Summary
In Coddington v. Larner (supra) it was held, under the provisions of sections 1747 and 1750 of the Code of Civil Procedure, that an incompetent person, not so adjudged at the time of the marriage, was entitled to be brought in as a party on his own motion.
Summary of this case from Anderson v. HicksOpinion
November Term, 1902.
W.W. MacFarland, for the appellant.
Charles Blandy, for the respondent.
On the 6th of June, 1899, Alma Louise Larner, the appellant herein, was married to the defendant, Albert E. Larner. On the eighteenth of May following she was adjudged, by reason of the excessive use of alcoholic stimulants, to be incapable of managing her person or her property and committees were appointed for that purpose, who qualified, since have been and now are acting as such.
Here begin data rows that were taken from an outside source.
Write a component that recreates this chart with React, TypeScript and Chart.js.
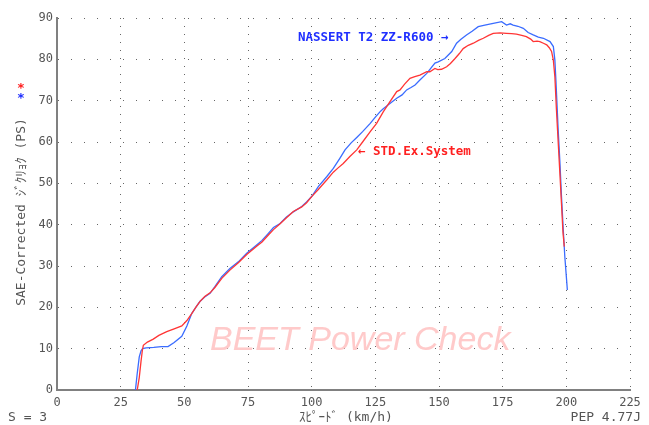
import React, { useEffect, useRef } from "react";
import { Chart, registerables } from "chart.js";

Chart.register(...registerables);

// ---- data ----
const speedMin = 0;
const speedMax = 225;
const speedStep = 25;
const powerMin = 0;
const powerMax = 90;
const powerStep = 10;

const blueSpeed = [30.8, 31.5, 32.3, 33.0, 33.6, 35, 38, 41, 43.6, 46, 49, 51, 52.9, 54.5, 56.1, 58, 60.1, 62, 64.7, 67.9, 71.2, 74.5, 78.4, 80.5, 83, 85, 87.6, 90, 92.8, 96.1, 98, 100, 102.6, 105.9, 108.5, 111, 113.1, 115.5, 117.7, 120, 123, 125, 126.8, 128, 130.1, 133.4, 135.5, 137.3, 139, 140.6, 142.5, 145.2, 148.4, 149.7, 152.3, 155, 156.9, 158.5, 160.8, 163, 165.4, 168, 171.3, 174.6, 176.5, 178, 179.1, 181, 183.1, 185, 187, 189, 191, 193.6, 194.9, 195.5, 195.9, 196.8, 197.5, 198.1, 198.8, 199.4, 200.4];
const bluePower = [0, 4, 8, 9.5, 10, 10.2, 10.3, 10.5, 10.5, 11.5, 13, 15.5, 18.5, 20, 21.4, 22.5, 23.4, 25, 27.4, 29.4, 31, 33.1, 35.1, 36.2, 37.9, 39.3, 40.3, 41.8, 43.1, 44.4, 45.5, 46.8, 49.2, 51.6, 53.6, 56, 58.1, 59.8, 61.1, 62.5, 64.5, 66, 67.3, 68, 69, 70.6, 71.4, 72.6, 73.2, 73.8, 75, 76.6, 79.1, 79.4, 80.2, 81.9, 83.9, 84.8, 85.9, 86.8, 87.9, 88.3, 88.7, 89.1, 88.3, 88.6, 88.3, 88, 87.5, 86.5, 85.9, 85.4, 85.1, 84.3, 83.1, 79.8, 75, 62.9, 54.8, 46.8, 38.7, 32.3, 24.2];

const redSpeed = [31.5, 32.3, 33.0, 33.5, 33.9, 35.5, 37.8, 40, 43.1, 46, 49, 51, 52.9, 54.5, 56.1, 58, 60.1, 62, 64.7, 67.9, 71.2, 74.5, 78.4, 80.5, 83, 85, 87.6, 90, 92.8, 96.1, 98, 100, 102.6, 105.9, 108.5, 110.5, 112.4, 115, 117.7, 120, 123, 125.5, 128.1, 130.5, 133.4, 134.7, 136.5, 138.6, 140.5, 142.5, 145.2, 146.4, 148.4, 149.5, 151, 153, 154.5, 156.3, 158, 159.5, 161.5, 163.5, 165.5, 167.4, 169.5, 171.3, 174, 176.5, 178.5, 180.4, 182.5, 184.3, 186, 187, 188.5, 189.6, 191, 192.3, 193.3, 194.2, 194.9, 195.5, 196.1, 196.8, 197.5, 198.1, 198.7, 199.2];
const redPower = [0, 3, 7, 9.5, 10.8, 11.6, 12.3, 13.2, 14.1, 14.8, 15.5, 16.8, 18.5, 20, 21.4, 22.6, 23.5, 24.8, 27, 29, 30.8, 32.8, 34.8, 35.8, 37.5, 38.8, 40.2, 41.6, 43.2, 44.3, 45.3, 46.8, 48.5, 50.8, 52.7, 53.8, 54.8, 56.5, 58.1, 60, 62.5, 64.5, 67.3, 69.5, 72.2, 72.6, 74, 75.4, 75.8, 76.2, 77, 77, 77.8, 77.5, 77.6, 78.2, 79, 80.2, 81.4, 82.6, 83.4, 83.9, 84.6, 85.1, 85.8, 86.3, 86.4, 86.3, 86.2, 86.1, 85.8, 85.5, 84.9, 84.3, 84.4, 84.3, 83.9, 83.5, 82.8, 81.9, 79.8, 75.8, 68, 60, 52, 45, 38, 34.7];

const blueLabel = "NASSERT T2 ZZ-R600 →";
const redLabel = "← STD.Ex.System";
const yTitle = "SAE-Corrected ｼﾞｸﾘｮｸ (PS)";
const xTitle = "ｽﾋﾟｰﾄﾞ (km/h)";
const leftNote = "S = 3";
const rightNote = "PEP 4.77J";
const watermark = "BEET Power Check";

const BLUE = "#3a6cff";
const RED = "#ff3535";
const MONO = '"DejaVu Sans Mono", "Noto Sans CJK JP", monospace';

const textPlugin = {
  id: "texts",
  beforeDraw(chart: any) {
    const { ctx } = chart;
    ctx.save();
    ctx.fillStyle = "#ffffff";
    ctx.fillRect(0, 0, chart.width, chart.height);
    ctx.restore();
  },
  beforeDatasetsDraw(chart: any) {
    const { ctx } = chart;
    ctx.save();
    ctx.font = 'italic 34px "Liberation Sans", Arial, sans-serif';
    ctx.fillStyle = "#ffcaca";
    ctx.textAlign = "left";
    ctx.textBaseline = "alphabetic";
    ctx.fillText(watermark, 210, 350);
    ctx.restore();
  },
  afterDraw(chart: any) {
    const { ctx } = chart;
    ctx.save();
    ctx.textBaseline = "middle";

    // annotations
    ctx.font = "bold 12.5px " + MONO;
    ctx.fillStyle = "#1f2fff";
    ctx.textAlign = "left";
    ctx.fillText(blueLabel, 298, 38);
    ctx.fillStyle = "#ff2020";
    ctx.fillText(redLabel, 358, 152);

    // asterisks
    ctx.font = "bold 13px " + MONO;
    ctx.textAlign = "center";
    ctx.fillStyle = "#ff2020";
    ctx.fillText("*", 21, 89);
    ctx.fillStyle = "#1f2fff";
    ctx.fillText("*", 21, 99);

    // bottom notes
    ctx.font = "13px " + MONO;
    ctx.fillStyle = "#555555";
    ctx.textAlign = "left";
    ctx.fillText(leftNote, 8, 418);
    ctx.textAlign = "center";
    ctx.fillText(xTitle, 346, 418);
    ctx.textAlign = "right";
    ctx.fillText(rightNote, 641, 418);

    // y title
    ctx.translate(22, 212);
    ctx.rotate(-Math.PI / 2);
    ctx.textAlign = "center";
    ctx.fillText(yTitle, 0, 0);
    ctx.restore();
  },
};

export default function App() {
  const ref = useRef<HTMLCanvasElement | null>(null);

  useEffect(() => {
    document.body.style.margin = "0";
    const canvas = ref.current;
    if (!canvas) return;
    const chart = new Chart(canvas, {
      type: "scatter",
      data: {
        datasets: [
          {
            label: "STD.Ex.System",
            data: redSpeed.map((s, i) => ({ x: s, y: redPower[i] })),
            showLine: true,
            borderColor: RED,
            backgroundColor: RED,
            borderWidth: 1.3,
            pointRadius: 0,
            tension: 0,
          },
          {
            label: "NASSERT T2 ZZ-R600",
            data: blueSpeed.map((s, i) => ({ x: s, y: bluePower[i] })),
            showLine: true,
            borderColor: BLUE,
            backgroundColor: BLUE,
            borderWidth: 1.3,
            pointRadius: 0,
            tension: 0,
          },
        ],
      },
      options: {
        responsive: false,
        animation: false,
        events: [],
        layout: { padding: { top: 18, right: 19, left: 0, bottom: 0 } },
        plugins: {
          legend: { display: false },
          tooltip: { enabled: false },
          title: { display: false },
        },
        scales: {
          x: {
            type: "linear",
            min: speedMin,
            max: speedMax,
            ticks: {
              stepSize: speedStep,
              color: "#555555",
              font: { family: MONO, size: 12 },
              padding: 6,
              maxRotation: 0,
            },
            grid: { color: "#666666", lineWidth: 1, drawTicks: false },
            border: { display: true, color: "#808080", width: 2, dash: [1, 7] },
            afterFit: (scale: any) => {
              scale.height = 35;
            },
          },
          y: {
            type: "linear",
            min: powerMin,
            max: powerMax,
            ticks: {
              stepSize: powerStep,
              color: "#555555",
              font: { family: MONO, size: 12 },
              padding: 4,
            },
            grid: { color: "#666666", lineWidth: 1, drawTicks: false },
            border: { display: true, color: "#808080", width: 2, dash: [1, 12] },
            afterFit: (scale: any) => {
              scale.width = 57;
            },
          },
        },
      },
      plugins: [textPlugin],
    } as any);
    return () => chart.destroy();
  }, []);

  return (
    <div style={{ width: 649, height: 425 }}>
      <canvas ref={ref} width={649} height={425} style={{ display: "block" }} />
    </div>
  );
}
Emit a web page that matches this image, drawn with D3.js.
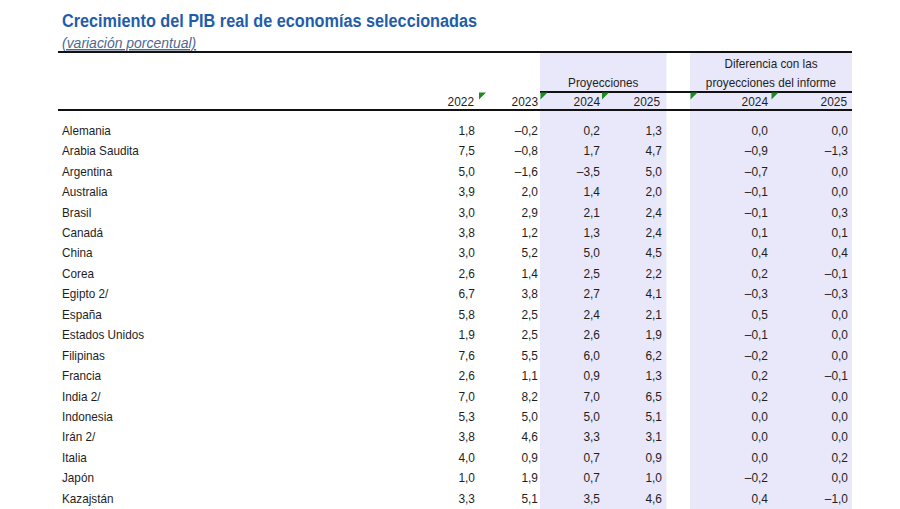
<!DOCTYPE html>
<html>
<head>
<meta charset="utf-8">
<script src="https://cdn.jsdelivr.net/npm/d3@7/dist/d3.min.js"></script>
<style>
  html, body { margin: 0; padding: 0; background: #fff; }
  svg { display: block; font-family: "Liberation Sans", Arial, sans-serif; }
</style>
</head>
<body>
<svg id="chart" width="900" height="509"></svg>
<script>
// ---- Data ----
const title = "Crecimiento del PIB real de economías seleccionadas";
const subtitle = "(variación porcentual)";
const countries = ["Alemania","Arabia Saudita","Argentina","Australia","Brasil","Canadá","China","Corea","Egipto 2/","España","Estados Unidos","Filipinas","Francia","India 2/","Indonesia","Irán 2/","Italia","Japón","Kazajstán"];
const v2022 = [1.8,7.5,5.0,3.9,3.0,3.8,3.0,2.6,6.7,5.8,1.9,7.6,2.6,7.0,5.3,3.8,4.0,1.0,3.3];
const v2023 = [-0.2,-0.8,-1.6,2.0,2.9,1.2,5.2,1.4,3.8,2.5,2.5,5.5,1.1,8.2,5.0,4.6,0.9,1.9,5.1];
const proj2024 = [0.2,1.7,-3.5,1.4,2.1,1.3,5.0,2.5,2.7,2.4,2.6,6.0,0.9,7.0,5.0,3.3,0.7,0.7,3.5];
const proj2025 = [1.3,4.7,5.0,2.0,2.4,2.4,4.5,2.2,4.1,2.1,1.9,6.2,1.3,6.5,5.1,3.1,0.9,1.0,4.6];
const diff2024 = [0.0,-0.9,-0.7,-0.1,-0.1,0.1,0.4,0.2,-0.3,0.5,-0.1,-0.2,0.2,0.2,0.0,0.0,0.0,-0.2,0.4];
const diff2025 = [0.0,-1.3,0.0,0.0,0.3,0.1,0.4,-0.1,-0.3,0.0,0.0,0.0,-0.1,0.0,0.0,0.0,0.2,0.0,-1.0];
const columnLabels = ["2022","2023","2024","2025","2024","2025"];
const groupLabels = [["Proyecciones"], ["Diferencia con las","proyecciones del informe"]];

// ---- Layout ----
const svg = d3.select("#chart");
const series = [v2022, v2023, proj2024, proj2025, diff2024, diff2025];
const colKeys = d3.range(series.length);
const colRight = d3.scaleOrdinal().domain(colKeys).range([475, 538, 600, 662, 768, 848]);
const headRight = d3.scaleOrdinal().domain(colKeys).range([474, 538, 600, 660, 768, 847]);
const y = d3.scalePoint().domain(countries).range([134.8, 502.8]);
const fmt = d3.formatLocale({decimal: ",", thousands: ".", grouping: [3], currency: ["", "€"], minus: "\u2013"}).format(".1f");
const textColor = "#1e1e1e";
const FS = 13;          // body font size (taller)
const SQUEEZE = 0.915;  // horizontal condensing of the body font

// condense a text selection horizontally keeping its anchor
function condense(sel, k) {
  sel.each(function() {
    const w = this.getComputedTextLength();
    if (w > 0) {
      d3.select(this).attr("textLength", w * k).attr("lengthAdjust", "spacingAndGlyphs");
    }
  });
}

// Shaded bands
const bands = [{x0: 540, x1: 666.5}, {x0: 690, x1: 852}];
svg.selectAll("rect.band").data(bands).join("rect")
  .attr("class", "band")
  .attr("x", d => d.x0).attr("y", 53)
  .attr("width", d => d.x1 - d.x0).attr("height", 509 - 53)
  .attr("fill", "#e8e8fa");

// Title
const t = svg.append("text").attr("x", 62).attr("y", 27.3)
  .attr("fill", "#1f5dab").attr("font-weight", "bold").attr("font-size", 17.5)
  .text(title);
t.attr("textLength", 415).attr("lengthAdjust", "spacingAndGlyphs");

svg.append("text").attr("x", 62).attr("y", 48)
  .attr("fill", "#50688f").attr("font-style", "italic").attr("font-size", 15)
  .attr("text-decoration", "underline")
  .text(subtitle)
  .call(condense, 0.93);

// Rules
svg.append("line").attr("x1", 58).attr("x2", 852).attr("y1", 52).attr("y2", 52)
  .attr("stroke", "#111").attr("stroke-width", 2);
svg.append("line").attr("x1", 540).attr("x2", 852).attr("y1", 92).attr("y2", 92)
  .attr("stroke", "#111").attr("stroke-width", 2);
svg.append("line").attr("x1", 58).attr("x2", 852).attr("y1", 110).attr("y2", 110)
  .attr("stroke", "#111").attr("stroke-width", 2);

// Group header labels
const groupCenters = [(bands[0].x0 + bands[0].x1) / 2, (bands[1].x0 + bands[1].x1) / 2];
groupLabels.forEach((lines, gi) => {
  lines.forEach((ln, li) => {
    svg.append("text")
      .attr("x", groupCenters[gi])
      .attr("y", 86.5 - (lines.length - 1 - li) * 19)
      .attr("text-anchor", "middle").attr("font-size", FS).attr("fill", textColor)
      .text(ln)
      .call(condense, SQUEEZE * 0.985);
  });
});

// Column headers
svg.selectAll("text.colhead").data(columnLabels).join("text")
  .attr("class", "colhead")
  .attr("x", (d, i) => headRight(i)).attr("y", 105.5)
  .attr("text-anchor", "end").attr("font-size", FS).attr("fill", textColor)
  .text(d => d)
  .call(condense, SQUEEZE);

// Comment markers (green triangles)
const markerX = [479, 540.5, 602, 690.5, 771.5];
svg.selectAll("path.marker").data(markerX).join("path")
  .attr("class", "marker")
  .attr("d", d => `M${d},92.5 L${d + 7},92.5 L${d},99.5 Z`)
  .attr("fill", "#1f8a1f");

// Row labels
svg.selectAll("text.rowlab").data(countries).join("text")
  .attr("class", "rowlab")
  .attr("x", 62).attr("y", d => y(d))
  .attr("font-size", FS).attr("fill", textColor)
  .text(d => d)
  .call(condense, SQUEEZE * 0.985);

// Values
colKeys.forEach(ci => {
  svg.selectAll(`text.val${ci}`).data(series[ci]).join("text")
    .attr("class", `val${ci}`)
    .attr("x", colRight(ci))
    .attr("y", (d, i) => y(countries[i]))
    .attr("text-anchor", "end").attr("font-size", FS).attr("fill", textColor)
    .text(d => fmt(d))
    .call(condense, SQUEEZE);
});
</script>
</body>
</html>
Thereafter, this plaintiff, a daughter by a former marriage, brought this action to have the marriage of her mother with the defendant annulled, upon the ground that the appellant at the time she was married to the defendant was a lunatic and unable to understand the nature of the contract and its effect, and also that the marriage was procured by fraud and undue influence of the defendant. After issue had been joined in the action, the appellant, upon a petition verified by her, applied to the court for leave to be made a party defendant. Her application was denied and from that order she has appealed.
The Code provides (§§ 1747, 1750) that any relative of a party to a marriage "who has an interest to avoid the marriage" may maintain an action to have the same annulled, on the ground that one of the parties to it, at the time the same was contracted, was a lunatic, or when the consent of such party was obtained by force, duress or fraud. (§ 1743, subds. 3, 4.) But these sections of the Code must be read in connection with the other sections which contemplate that all persons having an interest in the subject of the action shall be joined as plaintiffs or defendants. The appellant certainly has an interest in the subject of the action and is a necessary party to it and a determination cannot be had of the subject-matter of it unless she be made a party. (§§ 446-448.) It is certainly a novel if not a startling proposition that a judgment can be procured dissolving a marriage contract without having both of the parties to it before the court. Manifestly this cannot be done. ( Fero v. Fero, 62 App. Div. 470.)
The order appealed from, therefore, must be reversed, with ten dollars costs and disbursements, and the motion granted, with ten dollars costs.
VAN BRUNT, P.J., O'BRIEN and LAUGHLIN, JJ., concurred.
Order reversed, with ten dollars costs and disbursements, and motion granted, with ten dollars costs.